-- Job --
Leaving out every picture, copy the lines of the data exactly, from the first through the line containing "Chart.register(...registerables);".

-- Source data --
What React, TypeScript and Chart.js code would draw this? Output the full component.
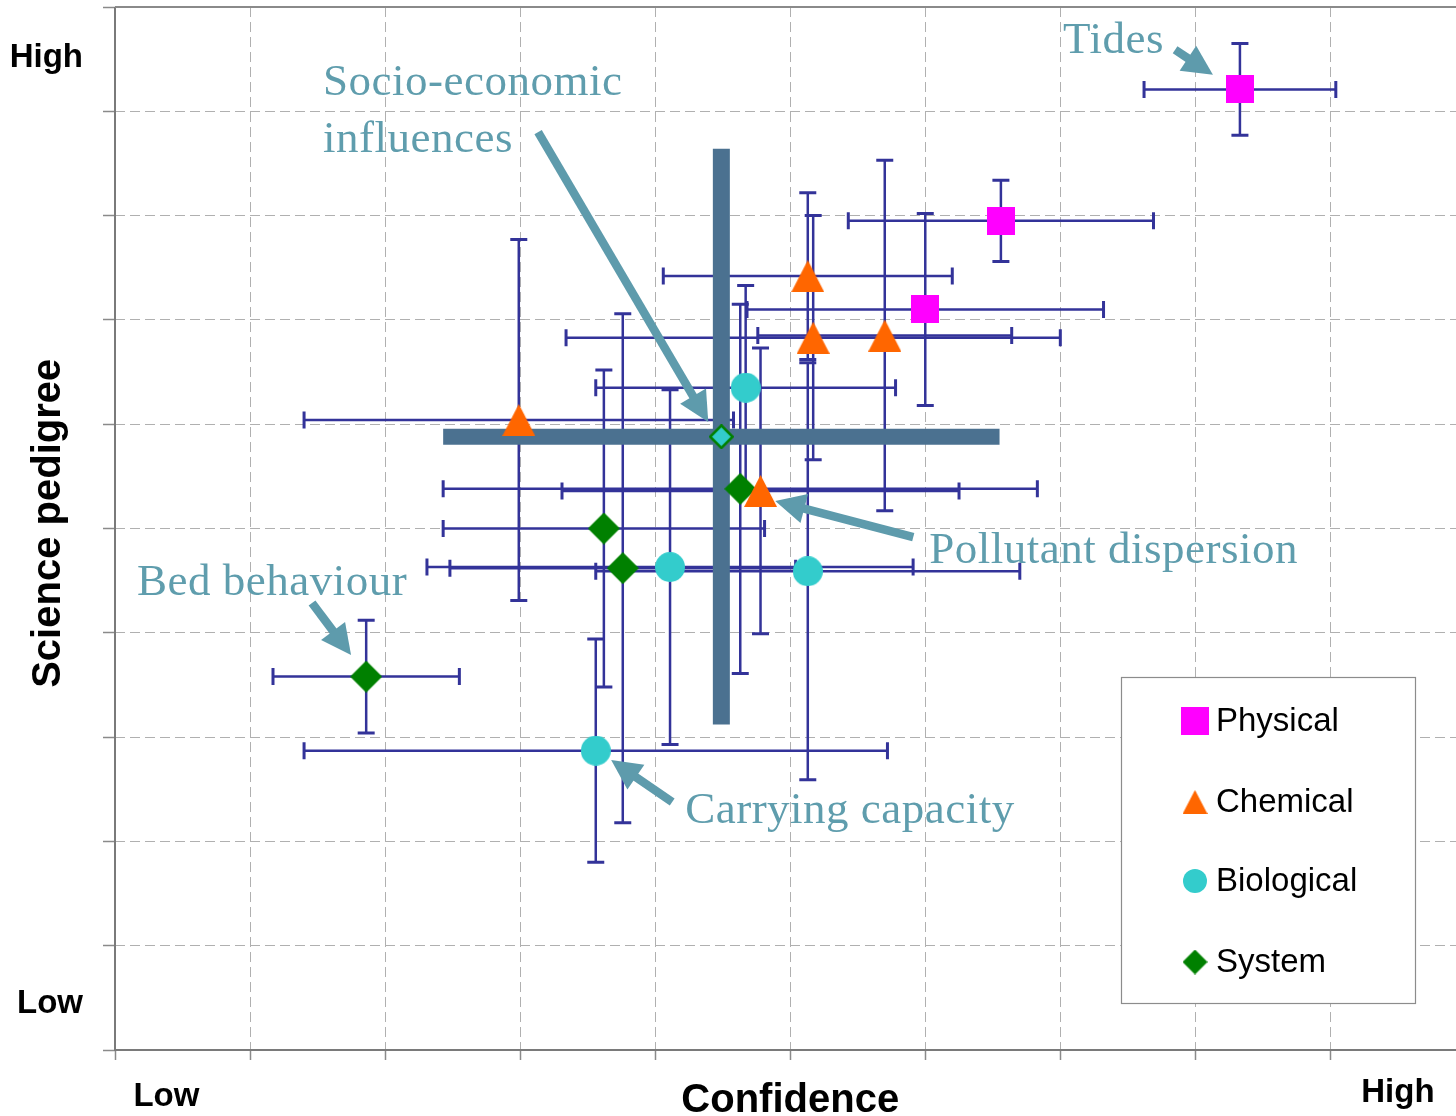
import React, { useEffect, useRef } from 'react';
import { Chart, registerables } from 'chart.js';

Chart.register(...registerables);

// ---------- data (confidence = x, science pedigree = y) ----------
const physicalX = [8.33, 6.56, 6.0];
const physicalY = [9.21, 7.95, 7.1];
const physicalXErr = [0.71, 1.13, 1.32];
const physicalYErr = [0.44, 0.39, 0.92];

const chemicalX = [5.13, 5.17, 5.7, 2.99, 4.78];
const chemicalY = [7.42, 6.83, 6.85, 6.04, 5.36];
const chemicalXErr = [1.07, 1.83, 0.94, 1.59, 1.47];
const chemicalYErr = [0.8, 1.17, 1.68, 1.73, 1.37];

const biologicalX = [4.67, 4.11, 5.13, 3.56];
const biologicalY = [6.35, 4.63, 4.59, 2.87];
const biologicalXErr = [1.11, 1.8, 1.57, 2.16];
const biologicalYErr = [0.98, 1.7, 2.0, 1.07];

const systemX = [1.86, 3.62, 3.76, 4.63];
const systemY = [3.58, 5.0, 4.62, 5.38];
const systemXErr = [0.69, 1.19, 1.28, 2.2];
const systemYErr = [0.54, 1.52, 2.44, 1.77];

const socioX = [4.49];
const socioY = [5.88];
const socioXErr = [2.06];
const socioYErr = [2.76];

const seriesNames = ['Physical', 'Chemical', 'Biological', 'System'];

const xTickValues = [0, 1, 2, 3, 4, 5, 6, 7, 8, 9];
const yTickValues = [0, 1, 2, 3, 4, 5, 6, 7, 8, 9, 10];

const axisLabelText = ['Low', 'High'];
const yAxisLabelPos = [0.355, 9.425];
const xAxisLabelPos = [0.381, 9.5];

const annotationLabels = ['Tides', 'Socio-economic', 'influences', 'Pollutant dispersion', 'Bed behaviour', 'Carrying capacity'];
const annotationX = [7.02, 1.54, 1.54, 6.03, 0.163, 4.222];
const annotationY = [9.56, 9.156, 8.61, 4.669, 4.362, 2.176];
const arrowFromX = [7.85, 3.133, 5.911, 1.459, 4.126];
const arrowFromY = [9.59, 8.8, 4.918, 4.286, 2.378];
const arrowToX = [8.13, 4.393, 4.889, 1.748, 3.674];
const arrowToY = [9.35, 6.021, 5.264, 3.787, 2.78];

const toPoints = (xs: number[], ys: number[]) => xs.map((v, i) => ({ x: v, y: ys[i] }));

// ---------- marker images ----------
function makeMarker(shape: string, w: number, h: number, fill: string, stroke?: string, sw = 0) {
  const c = document.createElement('canvas');
  c.width = w;
  c.height = h;
  const g = c.getContext('2d')!;
  g.fillStyle = fill;
  g.beginPath();
  const i = sw / 2;
  if (shape === 'square') {
    g.rect(0, 0, w, h);
  } else if (shape === 'triangle') {
    g.moveTo(w / 2, 0);
    g.lineTo(w, h);
    g.lineTo(0, h);
    g.closePath();
  } else if (shape === 'circle') {
    g.arc(w / 2, h / 2, w / 2 - i, 0, Math.PI * 2);
  } else {
    g.moveTo(w / 2, i);
    g.lineTo(w - i, h / 2);
    g.lineTo(w / 2, h - i);
    g.lineTo(i, h / 2);
    g.closePath();
  }
  g.fill();
  if (stroke && sw > 0) {
    g.strokeStyle = stroke;
    g.lineWidth = sw;
    g.stroke();
  }
  return c;
}

const TEXT_BLUE = '#5F9DAD';

const errorBarPlugin = {
  id: 'errorBars',
  beforeDatasetsDraw(chart: any) {
    const { ctx, chartArea } = chart;
    const xs = chart.scales.x;
    const ys = chart.scales.y;

    // solid axis lines
    ctx.save();
    ctx.strokeStyle = '#7a7a7a';
    ctx.lineWidth = 2;
    ctx.beginPath();
    ctx.moveTo(chartArea.left, chartArea.top);
    ctx.lineTo(chartArea.left, chartArea.bottom);
    ctx.lineTo(chartArea.right, chartArea.bottom);
    ctx.stroke();
    ctx.strokeStyle = '#8a8a8a';
    ctx.beginPath();
    ctx.moveTo(chartArea.left, chartArea.top);
    ctx.lineTo(chartArea.right, chartArea.top);
    ctx.stroke();
    ctx.restore();

    const drawPass = (thick: boolean) => {
      chart.data.datasets.forEach((ds: any) => {
        if (!ds.errX || !!ds.thick !== thick) return;
        ds.data.forEach((p: any, i: number) => {
          const px = xs.getPixelForValue(p.x);
          const py = ys.getPixelForValue(p.y);
          const x1 = xs.getPixelForValue(p.x - ds.errX[i]);
          const x2 = xs.getPixelForValue(p.x + ds.errX[i]);
          const y1 = ys.getPixelForValue(p.y + ds.errY[i]);
          const y2 = ys.getPixelForValue(p.y - ds.errY[i]);
          ctx.save();
          if (thick) {
            ctx.strokeStyle = '#4B7190';
            ctx.lineWidth = 16;
            ctx.lineCap = 'butt';
            ctx.beginPath();
            ctx.moveTo(x1, py);
            ctx.lineTo(x2, py);
            ctx.stroke();
            ctx.lineWidth = 17;
            ctx.beginPath();
            ctx.moveTo(px, y1);
            ctx.lineTo(px, y2);
            ctx.stroke();
          } else {
            ctx.strokeStyle = '#333399';
            ctx.lineWidth = 2.5;
            ctx.beginPath();
            ctx.moveTo(x1, py);
            ctx.lineTo(x2, py);
            ctx.moveTo(px, y1);
            ctx.lineTo(px, y2);
            ctx.stroke();
            ctx.lineWidth = 3;
            const c = 8.5;
            ctx.beginPath();
            ctx.moveTo(x1, py - c);
            ctx.lineTo(x1, py + c);
            ctx.moveTo(x2, py - c);
            ctx.lineTo(x2, py + c);
            ctx.moveTo(px - c, y1);
            ctx.lineTo(px + c, y1);
            ctx.moveTo(px - c, y2);
            ctx.lineTo(px + c, y2);
            ctx.stroke();
          }
          ctx.restore();
        });
      });
    };
    drawPass(false);
    drawPass(true);
  },
};

function makeTextPlugin(legendMarkers: HTMLCanvasElement[]) {
  return {
    id: 'texts',
    afterDatasetsDraw(chart: any) {
      const { ctx, chartArea } = chart;
      const xs = chart.scales.x;
      const ys = chart.scales.y;
      ctx.save();

      // axis end labels
      ctx.fillStyle = '#000';
      ctx.font = 'bold 33px "Liberation Sans", Arial, sans-serif';
      ctx.textAlign = 'right';
      ctx.textBaseline = 'alphabetic';
      axisLabelText.forEach((t, i) => {
        ctx.fillText(t, chartArea.left - 32, ys.getPixelForValue(yAxisLabelPos[i]));
      });
      ctx.textAlign = 'center';
      ctx.fillText(axisLabelText[0], xs.getPixelForValue(xAxisLabelPos[0]), chartArea.bottom + 56);
      ctx.fillText(axisLabelText[1], xs.getPixelForValue(xAxisLabelPos[1]), chartArea.bottom + 52);

      // axis titles
      ctx.font = 'bold 40px "Liberation Sans", Arial, sans-serif';
      ctx.fillText('Confidence', xs.getPixelForValue(5), chartArea.bottom + 62);
      ctx.save();
      ctx.translate(60, ys.getPixelForValue(5.05));
      ctx.rotate(-Math.PI / 2);
      ctx.fillText('Science pedigree', 0, 0);
      ctx.restore();

      // annotations
      ctx.fillStyle = TEXT_BLUE;
      ctx.font = '45px "Liberation Serif", "Times New Roman", serif';
      (ctx as any).letterSpacing = '0.5px';
      ctx.textAlign = 'left';
      annotationLabels.forEach((t, i) => {
        ctx.fillText(t, xs.getPixelForValue(annotationX[i]), ys.getPixelForValue(annotationY[i]));
      });
      (ctx as any).letterSpacing = '0px';

      // arrows
      ctx.fillStyle = '#5E9BAC';
      ctx.strokeStyle = '#5E9BAC';
      arrowFromX.forEach((_, i) => {
        const ax = xs.getPixelForValue(arrowFromX[i]);
        const ay = ys.getPixelForValue(arrowFromY[i]);
        const bx = xs.getPixelForValue(arrowToX[i]);
        const by = ys.getPixelForValue(arrowToY[i]);
        const ang = Math.atan2(by - ay, bx - ax);
        const hl = 30;
        const hw = 15;
        const baseX = bx - Math.cos(ang) * hl;
        const baseY = by - Math.sin(ang) * hl;
        ctx.lineWidth = 8.5;
        ctx.lineCap = 'butt';
        ctx.beginPath();
        ctx.moveTo(ax, ay);
        ctx.lineTo(baseX + Math.cos(ang) * 2, baseY + Math.sin(ang) * 2);
        ctx.stroke();
        ctx.beginPath();
        ctx.moveTo(bx, by);
        ctx.lineTo(baseX + Math.sin(ang) * hw, baseY - Math.cos(ang) * hw);
        ctx.lineTo(baseX - Math.sin(ang) * hw, baseY + Math.cos(ang) * hw);
        ctx.closePath();
        ctx.fill();
      });

      // legend
      const lx = 1121.5;
      const ly = 677.5;
      ctx.fillStyle = '#fff';
      ctx.fillRect(lx, ly, 294, 326);
      ctx.strokeStyle = '#8c8c8c';
      ctx.lineWidth = 1.2;
      ctx.strokeRect(lx, ly, 294, 326);
      const rowY = [721, 802, 881, 962];
      ctx.font = '33px "Liberation Sans", Arial, sans-serif';
      ctx.fillStyle = '#000';
      ctx.textBaseline = 'middle';
      ctx.textAlign = 'left';
      seriesNames.forEach((name, i) => {
        const m = legendMarkers[i];
        ctx.drawImage(m, 1195 - m.width / 2, rowY[i] - m.height / 2);
        ctx.fillText(name, 1216, rowY[i] + 1);
      });
      ctx.restore();
    },
  };
}

export default function App() {
  const ref = useRef<HTMLCanvasElement | null>(null);

  useEffect(() => {
    document.body.style.margin = '0';
    document.body.style.overflow = 'hidden';
    const canvas = ref.current;
    if (!canvas) return;

    const magenta = '#FF00FF';
    const orange = '#FF6600';
    const cyan = '#33CCCC';
    const green = '#008000';

    const mSquare = makeMarker('square', 28, 28, magenta);
    const mTri = makeMarker('triangle', 33, 32, orange);
    const mCircle = makeMarker('circle', 30, 30, cyan);
    const mDiamond = makeMarker('diamond', 32, 32, green);
    const mSocio = makeMarker('diamond', 25, 25, cyan, green, 2.5);

    const legendMarkers = [
      makeMarker('square', 28, 28, magenta),
      makeMarker('triangle', 25, 24, orange),
      makeMarker('circle', 24, 24, cyan),
      makeMarker('diamond', 25, 25, green),
    ];

    const ds = (label: string, xs: number[], ys: number[], ex: number[], ey: number[], style: any, color: string, extra: any = {}) => ({
      label,
      data: toPoints(xs, ys),
      errX: ex,
      errY: ey,
      pointStyle: style,
      pointRadius: 15,
      pointHoverRadius: 15,
      backgroundColor: color,
      borderColor: color,
      showLine: false,
      clip: false,
      ...extra,
    });

    const chart = new Chart(canvas, {
      type: 'scatter',
      data: {
        datasets: [
          ds('Socio-economic influences', socioX, socioY, socioXErr, socioYErr, mSocio, cyan, { thick: true }),
          ds(seriesNames[0], physicalX, physicalY, physicalXErr, physicalYErr, mSquare, magenta),
          ds(seriesNames[1], chemicalX, chemicalY, chemicalXErr, chemicalYErr, mTri, orange),
          ds(seriesNames[2], biologicalX, biologicalY, biologicalXErr, biologicalYErr, mCircle, cyan),
          ds(seriesNames[3], systemX, systemY, systemXErr, systemYErr, mDiamond, green),
        ] as any,
      },
      options: {
        animation: false,
        responsive: false,
        devicePixelRatio: 1,
        layout: { autoPadding: false, padding: { top: 7, left: 0, right: 0, bottom: 0 } },
        plugins: {
          legend: { display: false },
          tooltip: { enabled: false },
          title: { display: false },
        },
        scales: {
          x: {
            type: 'linear',
            min: 0,
            max: 9.93,
            afterBuildTicks: (scale: any) => {
              scale.ticks = xTickValues.map((v) => ({ value: v }));
            },
            afterFit: (scale: any) => {
              scale.height = 66;
            },
            ticks: { display: false },
            grid: { color: '#b0b0b0', lineWidth: 1, tickLength: 10, tickColor: '#8a8a8a', tickWidth: 1.5, tickBorderDash: [] },
            border: { display: false, dash: [10, 5] },
          },
          y: {
            type: 'linear',
            min: 0,
            max: 10,
            afterBuildTicks: (scale: any) => {
              scale.ticks = yTickValues.map((v) => ({ value: v }));
            },
            afterFit: (scale: any) => {
              scale.width = 115;
            },
            ticks: { display: false },
            grid: { color: '#b0b0b0', lineWidth: 1, tickLength: 12, tickColor: '#8a8a8a', tickWidth: 1.5, tickBorderDash: [] },
            border: { display: false, dash: [10, 5] },
          },
        },
      } as any,
      plugins: [errorBarPlugin, makeTextPlugin(legendMarkers)],
    });

    return () => chart.destroy();
  }, []);

  return (
    <div style={{ width: 1456, height: 1116, background: '#fff' }}>
      <canvas ref={ref} width={1456} height={1116} style={{ display: 'block', width: 1456, height: 1116 }} />
    </div>
  );
}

-- Expected answer --
What React, TypeScript and Chart.js code would draw this? Output the full component.
import React, { useEffect, useRef } from 'react';
import { Chart, registerables } from 'chart.js';

Chart.register(...registerables);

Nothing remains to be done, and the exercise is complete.